### Work to do
Examine the material below. Gather every line in which the string "that" appears.

### Data lines
────────────────────
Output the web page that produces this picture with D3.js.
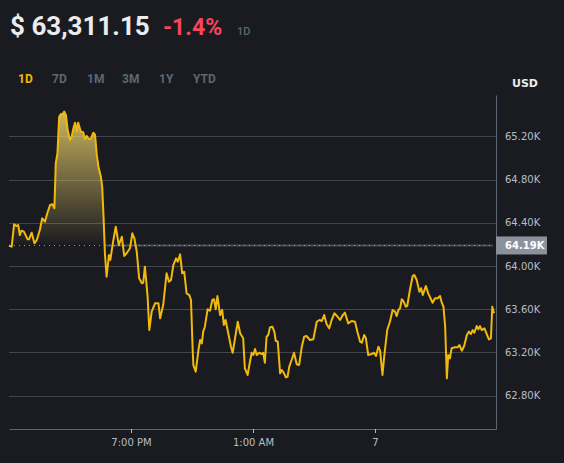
<!DOCTYPE html>
<html>
<head>
<meta charset="utf-8">
<style>
  body { margin: 0; background: #1a1b20; }
  svg { display: block; }
</style>
</head>
<body>
  <svg width="564" height="463"></svg>

  <script src="https://d3js.org/d3.v7.min.js"></script>

  <script>
    // minutes after the first point (13:00) and the price at that moment
    const minutes = [0, 8, 15, 23, 27, 32, 37, 44, 55, 59, 67, 75, 82, 91, 98, 106, 113, 121, 128, 134,
      138, 143, 148, 153, 157, 163, 168, 173, 180, 185, 190, 195, 200, 204, 212, 219, 224, 229, 236, 242,
      249, 254, 259, 264, 271, 275, 279, 283, 288, 295, 299, 308, 315, 324, 333, 340, 347, 357, 364, 370,
      377, 384, 392, 396, 401, 409, 414, 421, 431, 441, 446, 455, 465, 472, 478, 485, 493, 498, 505, 511,
      517, 524, 532, 537, 542, 544, 551, 559, 564, 569, 573, 578, 586, 593, 600, 605, 610, 615, 623, 629,
      634, 639, 647, 655, 660, 667, 675, 682, 691, 696, 704, 711, 716, 721, 726, 731, 738, 746, 750, 755,
      760, 765, 770, 777, 783, 787, 793, 800, 805, 809, 817, 822, 827, 834, 841, 849, 856, 864, 871, 878,
      888, 898, 908, 916, 923, 930, 937, 945, 952, 960, 967, 977, 985, 991, 1001, 1011, 1021, 1028, 1036, 1041,
      1048, 1053, 1060, 1070, 1077, 1083, 1090, 1095, 1102, 1107, 1116, 1124, 1132, 1139, 1144, 1149, 1154, 1159, 1163, 1171,
      1175, 1183, 1191, 1196, 1203, 1211, 1216, 1221, 1230, 1237, 1250, 1257, 1265, 1272, 1277, 1282, 1287, 1292, 1296, 1301,
      1306, 1316, 1324, 1329, 1336, 1343, 1351, 1357, 1363, 1368, 1373, 1380, 1385, 1390, 1395, 1403, 1408, 1416, 1422, 1426,
      1431];

    const prices = [64188, 64179, 64386, 64370, 64380, 64287, 64327, 64318, 64247, 64247, 64308, 64210, 64241, 64333, 64442, 64410, 64488, 64565, 64571, 64534,
      64951, 65044, 65382, 65407, 65398, 65429, 65398, 65259, 65167, 65197, 65275, 65327, 65244, 65327, 65244, 65238, 65173, 65204, 65173, 65182,
      65234, 65213, 65028, 64919, 64827, 64734, 64456, 64118, 63901, 64102, 64056, 64241, 64364, 64194, 64271, 64093, 64118, 64164, 64303, 64256,
      64132, 63886, 63840, 63845, 63994, 63716, 63407, 63577, 63655, 63655, 63516, 63639, 63932, 63855, 63870, 64009, 64071, 64040, 64108, 63932,
      63947, 63747, 63731, 63685, 63222, 63083, 63021, 63222, 63315, 63284, 63392, 63438, 63599, 63586, 63685, 63692, 63599, 63722, 63546, 63593,
      63454, 63500, 63377, 63253, 63197, 63331, 63484, 63377, 63331, 63053, 62991, 63114, 63197, 63176, 63231, 63176, 63197, 63185, 63197, 63105,
      63345, 63361, 63432, 63438, 63392, 63308, 63299, 63006, 63037, 63021, 62969, 62975, 63068, 63130, 63197, 63090, 63083, 63253, 63345, 63352,
      63315, 63321, 63484, 63500, 63491, 63546, 63463, 63423, 63500, 63562, 63540, 63500, 63546, 63568, 63469, 63491, 63484, 63392, 63299, 63290,
      63361, 63331, 63176, 63185, 63197, 63167, 63253, 63216, 62991, 63160, 63407, 63484, 63593, 63577, 63537, 63593, 63608, 63692, 63679, 63623,
      63630, 63778, 63907, 63917, 63870, 63762, 63794, 63731, 63815, 63747, 63660, 63701, 63701, 63722, 63660, 63623, 63438, 62960, 63176, 63145,
      63238, 63247, 63247, 63269, 63216, 63259, 63361, 63392, 63370, 63407, 63382, 63444, 63414, 63444, 63407, 63423, 63382, 63321, 63331, 63623,
      63562];

    const openPrice = 64190;        // the dotted reference line
    const yTicks = [62800, 63200, 63600, 64000, 64400, 64800, 65200];
    const xTickHours = [19, 25, 31];  // 7 PM, 1 AM, 7 AM next day
    const xTickLabels = ["7:00 PM", "1:00 AM", "7"];
    const ranges = ["1D", "7D", "1M", "3M", "1Y", "YTD"];

    const start = new Date(2024, 2, 6, 13, 0);
    const data = minutes.map((m, i) => ({ t: d3.timeMinute.offset(start, m), v: prices[i] }));

    const svg = d3.select("svg");
    const plotL = 9, plotR = 496, plotT = 95, plotB = 429;

    // header
    const head = svg.append("g").style("font-family", "Roboto, 'Noto Sans', sans-serif");
    head.append("text").attr("x", 10).attr("y", 35)
      .attr("fill", "#eaecef").attr("font-size", 26).attr("font-weight", 700)
      .text("$ 63,311.15");
    head.append("text").attr("x", 163).attr("y", 35)
      .attr("fill", "#f6465d").attr("font-size", 23).attr("font-weight", 700)
      .text("-1.4%");
    head.append("text").attr("x", 237).attr("y", 35)
      .attr("fill", "#5e6673").attr("font-size", 11).attr("font-weight", 500)
      .text("1D");

    // range tabs
    const tabX = [18, 52, 87, 122, 159, 193];
    head.selectAll(".tab").data(ranges).join("text")
      .attr("x", (d, i) => tabX[i]).attr("y", 83)
      .attr("font-size", 12).attr("font-weight", 700)
      .attr("fill", (d, i) => i === 0 ? "#f0b90b" : "#5e6673")
      .text(d => d);

    // scales
    const x = d3.scaleTime()
      .domain([start, d3.timeMinute.offset(start, 1437)])
      .range([plotL, plotR]);

    const y = d3.scaleLinear()
      .domain([62491, 65583])
      .range([plotB, plotT]);

    // grid lines
    svg.append("g").selectAll("line").data(yTicks).join("line")
      .attr("x1", plotL).attr("x2", plotR)
      .attr("y1", d => Math.round(y(d)) + 0.5).attr("y2", d => Math.round(y(d)) + 0.5)
      .attr("stroke", "#41454d").attr("stroke-width", 1);

    // gradient under the line above the open price
    const defs = svg.append("defs");
    const grad = defs.append("linearGradient").attr("id", "fill")
      .attr("gradientUnits", "userSpaceOnUse")
      .attr("x1", 0).attr("x2", 0)
      .attr("y1", y(d3.max(prices))).attr("y2", y(openPrice));
    grad.append("stop").attr("offset", 0).attr("stop-color", "#ecd06a").attr("stop-opacity", 0.85);
    grad.append("stop").attr("offset", 1).attr("stop-color", "#ecd06a").attr("stop-opacity", 0);

    defs.append("clipPath").attr("id", "above")
      .append("rect").attr("x", plotL).attr("y", plotT)
      .attr("width", plotR - plotL).attr("height", y(openPrice) - plotT);

    svg.append("path").datum(data)
      .attr("clip-path", "url(#above)")
      .attr("fill", "url(#fill)")
      .attr("d", d3.area().x(d => x(d.t)).y0(y(openPrice)).y1(d => y(d.v)));

    // where the line first falls under the open price (after the start)
    let cross = data.length - 1;
    for (let i = 3; i < data.length; i++) {
      if (prices[i - 1] >= openPrice && prices[i] < openPrice) { cross = i; break; }
    }
    const f = (prices[cross - 1] - openPrice) / (prices[cross - 1] - prices[cross]);
    const crossX = x(data[cross - 1].t) + f * (x(data[cross].t) - x(data[cross - 1].t));
    const baseY = y(openPrice);

    svg.append("line")
      .attr("x1", crossX).attr("x2", plotR - 3)
      .attr("y1", baseY).attr("y2", baseY)
      .attr("stroke", "#4a4d55").attr("stroke-width", 2);
    svg.append("line")
      .attr("x1", plotL).attr("x2", plotR - 3)
      .attr("y1", baseY).attr("y2", baseY)
      .attr("stroke", "#b0b5bd").attr("stroke-width", 1)
      .attr("stroke-dasharray", "1,4").attr("opacity", 0.8);

    // price line
    svg.append("path").datum(data)
      .attr("fill", "none")
      .attr("stroke", "#f0b90b")
      .attr("stroke-width", 2)
      .attr("stroke-linejoin", "round")
      .attr("d", d3.line().x(d => x(d.t)).y(d => y(d.v)));

    // axes
    const xAxis = svg.append("g")
      .attr("transform", `translate(0, ${plotB})`)
      .call(d3.axisBottom(x)
        .tickValues(xTickHours.map(h => d3.timeHour.offset(d3.timeDay.floor(start), h)))
        .tickFormat((d, i) => xTickLabels[i])
        .tickSizeInner(4).tickSizeOuter(0).tickPadding(6));
    xAxis.select(".domain").attr("stroke", "#5e6673");
    xAxis.selectAll(".tick line").attr("stroke", "#b7bdc6");
    xAxis.selectAll("text").attr("fill", "#b7bdc6")
      .style("font-family", "'DejaVu Sans', sans-serif").style("font-size", "10px");

    const yAxis = svg.append("g")
      .attr("transform", `translate(${plotR}, 0)`)
      .call(d3.axisRight(y)
        .tickValues(yTicks)
        .tickFormat(d => (d / 1000).toFixed(2) + "K")
        .tickSize(0).tickPadding(9));
    yAxis.select(".domain").attr("stroke", "#5e6673");
    yAxis.selectAll("text").attr("fill", "#b7bdc6")
      .style("font-family", "'DejaVu Sans', sans-serif").style("font-size", "10px");

    // open price tag on the axis
    svg.append("rect")
      .attr("x", plotR).attr("y", baseY - 9)
      .attr("width", 51).attr("height", 18)
      .attr("fill", "#8c929c");
    svg.append("text")
      .attr("x", plotR + 9).attr("y", baseY + 4)
      .attr("fill", "#ffffff")
      .style("font-family", "'DejaVu Sans', sans-serif").style("font-size", "10px")
      .style("font-weight", 700)
      .text((openPrice / 1000).toFixed(2) + "K");

    svg.append("text")
      .attr("x", 512).attr("y", 87)
      .attr("fill", "#eaecef")
      .style("font-family", "'DejaVu Sans', sans-serif").style("font-size", "11px")
      .style("font-weight", 700)
      .text("USD");
  </script>
</body>
</html>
────────────────────
### Written reply
Output the web page that produces this picture with D3.js.
    // minutes after the first point (13:00) and the price at that moment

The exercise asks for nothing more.